--- LISTING ---
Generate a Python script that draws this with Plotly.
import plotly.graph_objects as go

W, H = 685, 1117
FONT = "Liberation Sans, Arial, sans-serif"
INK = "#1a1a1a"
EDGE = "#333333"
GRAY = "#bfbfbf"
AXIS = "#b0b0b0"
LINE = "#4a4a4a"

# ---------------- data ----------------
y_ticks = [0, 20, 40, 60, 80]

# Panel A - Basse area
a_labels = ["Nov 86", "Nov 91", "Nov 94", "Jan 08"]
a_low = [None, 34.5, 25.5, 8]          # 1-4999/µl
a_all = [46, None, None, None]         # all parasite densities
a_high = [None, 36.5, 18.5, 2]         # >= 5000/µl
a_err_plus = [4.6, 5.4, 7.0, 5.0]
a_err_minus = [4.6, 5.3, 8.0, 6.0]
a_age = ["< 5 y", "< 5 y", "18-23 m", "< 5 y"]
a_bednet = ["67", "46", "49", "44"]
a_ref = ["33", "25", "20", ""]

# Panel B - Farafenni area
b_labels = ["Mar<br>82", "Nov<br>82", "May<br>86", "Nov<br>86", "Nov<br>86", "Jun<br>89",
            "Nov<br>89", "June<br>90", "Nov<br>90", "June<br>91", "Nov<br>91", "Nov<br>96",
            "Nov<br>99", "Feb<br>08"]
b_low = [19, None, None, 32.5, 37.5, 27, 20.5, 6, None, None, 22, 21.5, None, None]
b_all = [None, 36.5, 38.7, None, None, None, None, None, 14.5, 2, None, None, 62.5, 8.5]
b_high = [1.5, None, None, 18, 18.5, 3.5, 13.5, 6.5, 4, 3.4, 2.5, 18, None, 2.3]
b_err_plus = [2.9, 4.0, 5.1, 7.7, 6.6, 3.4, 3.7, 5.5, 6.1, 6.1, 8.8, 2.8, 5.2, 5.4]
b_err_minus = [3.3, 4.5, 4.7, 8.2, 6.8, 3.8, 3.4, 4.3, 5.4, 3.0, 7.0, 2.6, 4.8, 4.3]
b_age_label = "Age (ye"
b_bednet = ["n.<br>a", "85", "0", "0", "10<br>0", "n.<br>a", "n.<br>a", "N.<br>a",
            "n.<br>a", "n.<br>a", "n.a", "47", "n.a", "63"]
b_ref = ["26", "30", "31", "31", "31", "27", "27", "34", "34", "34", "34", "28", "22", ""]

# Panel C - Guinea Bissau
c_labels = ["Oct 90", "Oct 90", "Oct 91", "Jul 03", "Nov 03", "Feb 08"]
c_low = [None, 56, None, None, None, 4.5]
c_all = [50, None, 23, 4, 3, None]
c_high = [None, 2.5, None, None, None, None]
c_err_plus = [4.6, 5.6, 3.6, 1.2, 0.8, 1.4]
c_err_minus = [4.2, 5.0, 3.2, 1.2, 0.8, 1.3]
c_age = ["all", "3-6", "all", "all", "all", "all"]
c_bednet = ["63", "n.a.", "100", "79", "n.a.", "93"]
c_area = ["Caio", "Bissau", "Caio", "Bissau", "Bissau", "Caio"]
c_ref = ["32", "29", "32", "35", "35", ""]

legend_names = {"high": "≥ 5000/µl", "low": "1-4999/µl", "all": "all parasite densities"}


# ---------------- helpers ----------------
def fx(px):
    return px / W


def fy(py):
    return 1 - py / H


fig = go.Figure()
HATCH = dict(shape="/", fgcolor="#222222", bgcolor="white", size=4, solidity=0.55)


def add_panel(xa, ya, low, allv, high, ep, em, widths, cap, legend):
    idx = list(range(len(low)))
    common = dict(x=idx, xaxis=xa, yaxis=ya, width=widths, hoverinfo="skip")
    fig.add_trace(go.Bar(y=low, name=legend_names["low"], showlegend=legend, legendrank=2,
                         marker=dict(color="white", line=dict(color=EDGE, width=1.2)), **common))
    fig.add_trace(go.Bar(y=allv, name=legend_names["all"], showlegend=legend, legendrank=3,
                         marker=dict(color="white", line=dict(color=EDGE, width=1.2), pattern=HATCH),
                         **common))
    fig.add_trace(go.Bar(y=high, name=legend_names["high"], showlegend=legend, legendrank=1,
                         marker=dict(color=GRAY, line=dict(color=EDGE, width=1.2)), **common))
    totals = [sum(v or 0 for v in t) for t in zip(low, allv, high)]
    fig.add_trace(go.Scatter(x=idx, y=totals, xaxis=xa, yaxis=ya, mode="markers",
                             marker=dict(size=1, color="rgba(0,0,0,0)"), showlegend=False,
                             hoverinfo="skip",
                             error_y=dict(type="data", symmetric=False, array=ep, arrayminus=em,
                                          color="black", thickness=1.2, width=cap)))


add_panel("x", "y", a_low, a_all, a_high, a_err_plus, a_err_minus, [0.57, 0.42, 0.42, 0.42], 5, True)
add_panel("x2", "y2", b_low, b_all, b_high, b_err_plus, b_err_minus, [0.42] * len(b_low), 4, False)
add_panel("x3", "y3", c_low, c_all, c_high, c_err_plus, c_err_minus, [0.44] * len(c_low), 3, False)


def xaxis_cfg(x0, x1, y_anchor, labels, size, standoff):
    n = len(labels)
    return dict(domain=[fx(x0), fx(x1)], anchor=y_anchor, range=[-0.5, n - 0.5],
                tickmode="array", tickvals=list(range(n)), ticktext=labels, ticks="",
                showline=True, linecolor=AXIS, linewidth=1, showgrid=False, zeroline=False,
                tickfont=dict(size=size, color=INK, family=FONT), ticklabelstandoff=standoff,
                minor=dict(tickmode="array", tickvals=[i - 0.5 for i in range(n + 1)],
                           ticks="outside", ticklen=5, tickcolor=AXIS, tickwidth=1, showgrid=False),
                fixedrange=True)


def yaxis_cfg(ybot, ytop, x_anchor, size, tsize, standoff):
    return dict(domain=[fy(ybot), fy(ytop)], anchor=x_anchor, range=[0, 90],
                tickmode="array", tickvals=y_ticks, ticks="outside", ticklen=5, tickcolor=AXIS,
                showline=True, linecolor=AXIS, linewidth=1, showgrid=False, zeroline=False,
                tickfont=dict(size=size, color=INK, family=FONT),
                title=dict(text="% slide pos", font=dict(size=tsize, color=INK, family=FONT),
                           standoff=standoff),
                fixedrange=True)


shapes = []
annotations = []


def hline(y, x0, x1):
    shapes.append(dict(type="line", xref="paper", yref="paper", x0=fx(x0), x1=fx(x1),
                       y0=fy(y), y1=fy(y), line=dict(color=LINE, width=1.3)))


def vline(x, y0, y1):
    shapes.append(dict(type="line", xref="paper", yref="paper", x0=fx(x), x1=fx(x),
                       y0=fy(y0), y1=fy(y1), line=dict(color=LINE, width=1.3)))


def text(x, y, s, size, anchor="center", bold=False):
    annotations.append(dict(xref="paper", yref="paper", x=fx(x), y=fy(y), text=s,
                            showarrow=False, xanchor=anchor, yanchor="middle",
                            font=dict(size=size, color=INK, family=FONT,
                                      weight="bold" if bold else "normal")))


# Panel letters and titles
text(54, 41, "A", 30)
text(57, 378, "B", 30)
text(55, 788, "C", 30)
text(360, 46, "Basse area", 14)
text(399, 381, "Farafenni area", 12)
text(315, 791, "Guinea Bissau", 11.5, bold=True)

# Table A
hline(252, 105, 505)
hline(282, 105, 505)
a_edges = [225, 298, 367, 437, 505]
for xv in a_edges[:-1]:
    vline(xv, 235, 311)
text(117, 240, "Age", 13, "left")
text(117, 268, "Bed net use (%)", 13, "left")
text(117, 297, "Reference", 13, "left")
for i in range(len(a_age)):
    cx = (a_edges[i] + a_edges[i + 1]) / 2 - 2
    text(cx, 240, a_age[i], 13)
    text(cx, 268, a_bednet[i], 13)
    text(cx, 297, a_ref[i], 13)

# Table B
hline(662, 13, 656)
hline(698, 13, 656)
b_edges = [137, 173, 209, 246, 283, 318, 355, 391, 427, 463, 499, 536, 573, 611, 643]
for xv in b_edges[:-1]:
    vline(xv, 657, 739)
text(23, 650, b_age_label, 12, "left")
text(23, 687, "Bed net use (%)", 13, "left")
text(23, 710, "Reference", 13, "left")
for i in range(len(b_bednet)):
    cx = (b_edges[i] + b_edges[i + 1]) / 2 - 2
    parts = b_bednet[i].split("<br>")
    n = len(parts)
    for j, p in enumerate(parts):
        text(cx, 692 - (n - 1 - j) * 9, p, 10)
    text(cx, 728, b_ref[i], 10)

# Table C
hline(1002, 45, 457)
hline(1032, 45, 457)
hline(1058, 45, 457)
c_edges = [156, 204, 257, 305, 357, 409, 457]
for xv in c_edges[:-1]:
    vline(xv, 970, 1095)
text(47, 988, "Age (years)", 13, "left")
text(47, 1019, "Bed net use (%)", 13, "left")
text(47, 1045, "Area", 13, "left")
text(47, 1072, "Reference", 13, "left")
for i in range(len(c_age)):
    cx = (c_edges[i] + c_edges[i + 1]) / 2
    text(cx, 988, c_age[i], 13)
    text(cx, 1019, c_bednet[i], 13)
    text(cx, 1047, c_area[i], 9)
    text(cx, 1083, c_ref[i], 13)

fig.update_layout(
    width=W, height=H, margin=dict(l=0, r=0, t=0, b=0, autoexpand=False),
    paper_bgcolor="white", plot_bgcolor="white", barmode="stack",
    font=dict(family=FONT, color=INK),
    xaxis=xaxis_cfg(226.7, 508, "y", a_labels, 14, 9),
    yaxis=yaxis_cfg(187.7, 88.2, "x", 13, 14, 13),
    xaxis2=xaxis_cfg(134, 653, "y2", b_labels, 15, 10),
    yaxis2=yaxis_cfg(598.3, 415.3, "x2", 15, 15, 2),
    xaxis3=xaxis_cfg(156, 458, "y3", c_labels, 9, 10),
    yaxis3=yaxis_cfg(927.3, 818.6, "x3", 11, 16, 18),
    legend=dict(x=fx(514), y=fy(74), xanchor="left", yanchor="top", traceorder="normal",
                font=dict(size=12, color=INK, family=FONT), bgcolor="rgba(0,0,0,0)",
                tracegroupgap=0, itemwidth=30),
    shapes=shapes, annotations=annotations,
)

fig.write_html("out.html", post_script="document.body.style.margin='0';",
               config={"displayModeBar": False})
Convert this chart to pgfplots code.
---
### WORK INSTRUCTIONS
List each line in the listing that contains the string "this".

### PROBLEM SOLUTION
Generate a Python script that draws this with Plotly.
Convert this chart to pgfplots code.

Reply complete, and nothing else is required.